Netflix Videos by Release Year

It looks like most of the movies are relatively recent, which is nice. Let’s change this to a pie chart and focus primarily on the movies since 2005.

We’ll first want to declare a display_year in the data frame where we want to display the year if the movie is from 2005 or more recent, or a generic pre_2005 category to group all the very old movies together in.

movies_df['display_year'] = np.where(
    movies_df['results.release_year'] < 2005,
    'pre_2005',
    movies_df['results.release_year']
)

Now we have a reasonable amount of categories we can plot:

movies_df['display_year'] \
    .value_counts() \
    .sort_index(ascending=False) \
    .plot(kind='pie', figsize=(5,5))

And the plot looks a little like this:

Netflix Plots

Now let’s repeat this process for Netflix shows!

shows_df = pd.read_csv('~/Desktop/all_netflix_shows.csv')

shows_df['release_datetime'] = pd.to_datetime(
    shows_df['results.first_aired'],
    errors='coerce',
)

shows_with_release_dates = shows_df.copy()[shows_df['release_datetime'].notnull()]
shows_with_release_dates['release_year'] = shows_with_release_dates['release_datetime'] \
    .dt \
    .year

This will result in a new dataframe with only the shows having a known release year. We can then plot them:

shows_with_release_dates['release_year'] \
    .value_counts() \
    .sort_index(ascending=False) \
    .plot(kind='bar', figsize=(20,5))

The distribution looks similar to the movies:

Netflix Show Distribution by Release Year

And we can generate the pie chart as well:

shows_with_release_dates['display_year'] = np.where(
    shows_with_release_dates['release_year'] < 2005,
    'pre_2005',
    shows_with_release_dates['release_year']
)

shows_with_release_dates['display_year'] \
    .value_counts() \
    .sort_index(ascending=False) \
    .plot(kind='pie', figsize=(5,5))

Netflix Shows by Release Year

Now let’s add some flare to our results. Let’s first combine the bar charts.

shows_with_release_dates['source'] = 'show'
movies_df['source'] = 'movie'

movies_df['release_year'] = movies_df['results.release_year']

combined = pd.concat([shows_with_release_dates, movies_df], sort=False)

# remove bad years
combined = combined[combined['release_year'] > 1000]

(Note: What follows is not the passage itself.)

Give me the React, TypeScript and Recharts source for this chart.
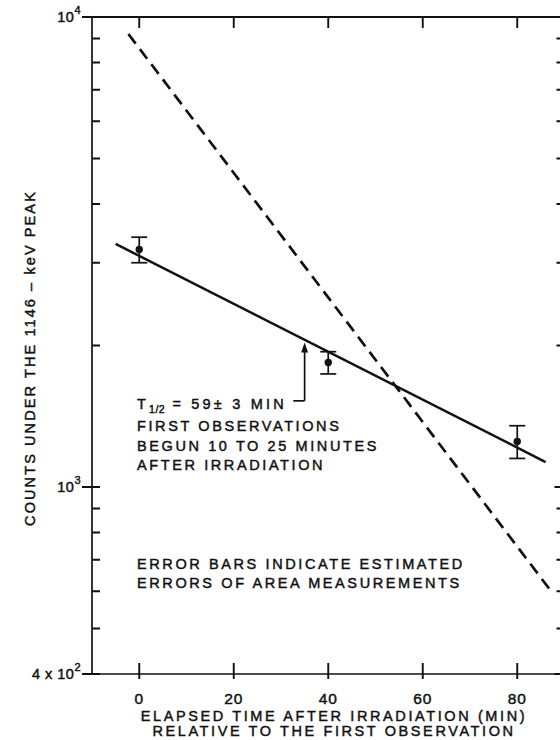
import React from "react";
import {
  ComposedChart,
  XAxis,
  YAxis,
  Scatter,
  Line,
  ErrorBar,
  ReferenceLine,
  ReferenceDot,
  Customized,
} from "recharts";

// measured points (minutes after first observation, counts)
const times = [0, 40, 80];
const counts = [3200, 1840, 1250];
const countErrors = [200, 100, 100];

// fitted decay line (solid) and dashed comparison line
const fitTimes = [-5, 86];
const fitCounts = [3290, 1130];
const dashTimes = [-2.3, 87.5];
const dashCounts = [9200, 594];

const X_MIN = -10;
const X_MAX = 90;
const Y_MIN = 400;
const Y_MAX = 10000;
const xTicks = [0, 20, 40, 60, 80];
const yTicks = [
  400, 500, 600, 700, 800, 900, 1000, 2000, 3000, 4000, 5000, 6000, 7000,
  8000, 9000, 10000,
];
const majorY: Record<number, [string, string]> = {
  10000: ["10", "4"],
  1000: ["10", "3"],
  400: ["4 x 10", "2"],
};

const FONT = "'Liberation Sans', Arial, sans-serif";
const INK = "#111";
const txt = {
  fontSize: 14.5,
  fontFamily: FONT,
  fill: INK,
  stroke: INK,
  strokeWidth: 0.45,
  letterSpacing: 2.6,
} as const;

const W = 600;
const H = 740;
const margin = { top: 17, right: 35.5, bottom: 36, left: 32 };
const Y_AXIS_W = 60;
const X_AXIS_H = 30;
const plot = {
  left: margin.left + Y_AXIS_W,
  right: W - margin.right,
  top: margin.top,
  bottom: H - margin.bottom - X_AXIS_H,
};
// same mapping the chart axes use (linear x, log y), for the frame ticks
const px = (t: number) => plot.left + ((t - X_MIN) / (X_MAX - X_MIN)) * (plot.right - plot.left);
const py = (v: number) =>
  plot.top + (Math.log10(Y_MAX / v) / Math.log10(Y_MAX / Y_MIN)) * (plot.bottom - plot.top);

const points = times.map((t, i) => ({ t, v: counts[i], err: countErrors[i] }));
const fitLine = fitTimes.map((t, i) => ({ t, v: fitCounts[i] }));
const dashLine = dashTimes.map((t, i) => ({ t, v: dashCounts[i] }));

const LeftTick = (props: any) => {
  const { x, y, payload } = props;
  const lab = majorY[payload.value];
  if (!lab) return <g />;
  return (
    <text x={x - 11} y={y + 5} textAnchor="end" {...txt} letterSpacing={0.5}>
      {lab[0]}
      <tspan fontSize={11} dy={-8}>{lab[1]}</tspan>
    </text>
  );
};

const BottomTick = (props: any) => {
  const { x, y, payload } = props;
  return (
    <text x={x} y={y + 30} textAnchor="middle" {...txt} fontSize={15.5} letterSpacing={1}>
      {payload.value}
    </text>
  );
};

const Frame = () => {
  let d = `M${plot.left},${plot.top}H${plot.right}`;
  xTicks.forEach((t) => {
    const x = px(t);
    d += `M${x},${plot.bottom - 11}V${plot.bottom + 5}M${x},${plot.top}V${plot.top + 11}`;
  });
  yTicks.forEach((v) => {
    const y = py(v);
    const major = !!majorY[v];
    d += `M${plot.left - (major ? 10 : 0)},${y}H${plot.left + 8}`;
    d += `M${plot.right - (major ? 10 : 8)},${y}H${plot.right + 8}`;
  });
  return <path d={d} stroke={INK} strokeWidth={1.9} fill="none" />;
};

const ArrowHead = (props: any) => {
  const { cx, cy } = props;
  return <polygon points={`${cx},${cy} ${cx - 3.5},${cy + 10} ${cx + 3.5},${cy + 10}`} fill={INK} />;
};

const Notes = () => (
  <g>
    <Frame />
    <text x={137} y={409} {...txt} letterSpacing={3.2}>
      T<tspan fontSize={10.5} dy={4} letterSpacing={0.5}>1/2</tspan>
      <tspan dy={-4}>{"  = 59\u00b1 3 MIN"}</tspan>
    </text>
    <text x={137} y={431} {...txt}>FIRST OBSERVATIONS</text>
    <text x={137} y={451} {...txt}>BEGUN 10 TO 25 MINUTES</text>
    <text x={137} y={470} {...txt}>AFTER IRRADIATION</text>
    <text x={137} y={569} {...txt}>ERROR BARS INDICATE ESTIMATED</text>
    <text x={137} y={588} {...txt}>ERRORS OF AREA MEASUREMENTS</text>
    <text x={334} y={721} textAnchor="middle" {...txt}>ELAPSED TIME AFTER IRRADIATION (MIN)</text>
    <text x={334} y={736} textAnchor="middle" {...txt}>RELATIVE TO THE FIRST OBSERVATION</text>
    <text x={0} y={0} transform="translate(35,358) rotate(-90)" textAnchor="middle" {...txt} letterSpacing={2.1}>
      COUNTS UNDER THE 1146 – keV PEAK
    </text>
  </g>
);

const ax = { xAxisId: "b", yAxisId: "l", isAnimationActive: false } as const;

export default function App() {
  return (
    <div
      style={{
        position: "absolute",
        left: 0,
        top: 0,
        width: 560,
        height: 740,
        overflow: "hidden",
        background: "#fff",
      }}
    >
      <ComposedChart width={W} height={H} margin={margin}>
        <XAxis
          xAxisId="b"
          dataKey="t"
          type="number"
          domain={[X_MIN, X_MAX]}
          ticks={xTicks}
          height={X_AXIS_H}
          tickSize={0}
          tickMargin={0}
          tickLine={false}
          axisLine={{ stroke: INK, strokeWidth: 1.7 }}
          tick={<BottomTick />}
          allowDataOverflow
        />
        <YAxis
          yAxisId="l"
          dataKey="v"
          scale="log"
          domain={[Y_MIN, Y_MAX]}
          ticks={yTicks}
          width={Y_AXIS_W}
          tickSize={0}
          tickMargin={0}
          tickLine={false}
          axisLine={{ stroke: INK, strokeWidth: 1.7 }}
          tick={<LeftTick />}
          allowDataOverflow
        />
        <Line
          {...ax}
          data={dashLine}
          dataKey="v"
          type="linear"
          stroke={INK}
          strokeWidth={2.7}
          strokeDasharray="12 7"
          dot={false}
        />
        <Line {...ax} data={fitLine} dataKey="v" type="linear" stroke={INK} strokeWidth={2.5} dot={false} />
        <Scatter
          {...ax}
          data={points}
          dataKey="v"
          fill={INK}
          shape={(p: any) => <circle cx={p.cx} cy={p.cy} r={3.7} fill={INK} />}
        >
          <ErrorBar dataKey="err" direction="y" width={8} stroke={INK} strokeWidth={1.7} isAnimationActive={false} />
        </Scatter>
        <ReferenceLine xAxisId="b" yAxisId="l" stroke={INK} strokeWidth={1.7} segment={[{ x: 35, y: 1990 }, { x: 35, y: 1525 }]} />
        <ReferenceLine xAxisId="b" yAxisId="l" stroke={INK} strokeWidth={1.7} segment={[{ x: 35, y: 1525 }, { x: 32.6, y: 1525 }]} />
        <ReferenceDot xAxisId="b" yAxisId="l" x={35} y={2030} shape={<ArrowHead />} />
        <Customized component={<Notes />} />
      </ComposedChart>
    </div>
  );
}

And now we can plot shows and movies by release date in a single chart!

combined \
    .groupby('source')['release_year'] \
    .value_counts() \
    .unstack() \
    .transpose() \
    .sort_index(ascending=False) \
    .plot(kind='bar', stacked=True, figsize=(20,5))

And we get:

Netflix titles by Release Year

Style our charts!

fig = plt.figure(tight_layout=True, figsize=(1, 1), dpi=200)
gs = fig.add_gridspec(2, 2)

ax1 = fig.add_subplot(gs[0, :])
ax2 = fig.add_subplot(gs[1, 0])
ax3 = fig.add_subplot(gs[1, 1])

year_data_source = combined \
    .groupby('source')['release_year'] \
    .value_counts() \
    .unstack() \
    .transpose() \
    .sort_index(ascending=False)

year_chart = year_data_source \
    .plot(
        ax=ax1,
        kind='bar',
        stacked=True,
        figsize=(20,5),
        color=['#eeeeee', '#e50914'],
        title='Netflix Shows & Movies by Release Year',
    )

year_chart.set_xlabel('Release Year')
year_chart.set_ylabel('Count')
year_chart.legend(['Movie', 'Show'])

should_show = 0
for i, label in enumerate(year_chart.xaxis.get_ticklabels()[::1]):
    if should_show != 0:
        label.set_visible(False)
    should_show += 1
    if should_show > 4:
        should_show = 0

movie_pie = movies_df['display_year'] \
    .value_counts() \
    .sort_index(ascending=False) \
    .plot(ax=ax2, kind='pie', figsize=(5,5), radius=1)
movie_pie.set_ylabel('')
movie_pie.set_xlabel('Movies')

show_pie = shows_with_release_dates['display_year'] \
    .value_counts() \
    .sort_index(ascending=False) \
    .plot(ax=ax3, kind='pie', figsize=(5,5), radius=1)
show_pie.set_ylabel('')
show_pie.set_xlabel('Shows')

fig.savefig(os.path.expanduser('~/Desktop/netflix_catalog.png'))
Disclaimer: These URLs are not part of an official API endorsed by netflix.com and are documented here only for informational purposes. They were obtained through use of software or services made publicly available by netflix.com. Use of these URLs may breach the terms of service governing netflix.com.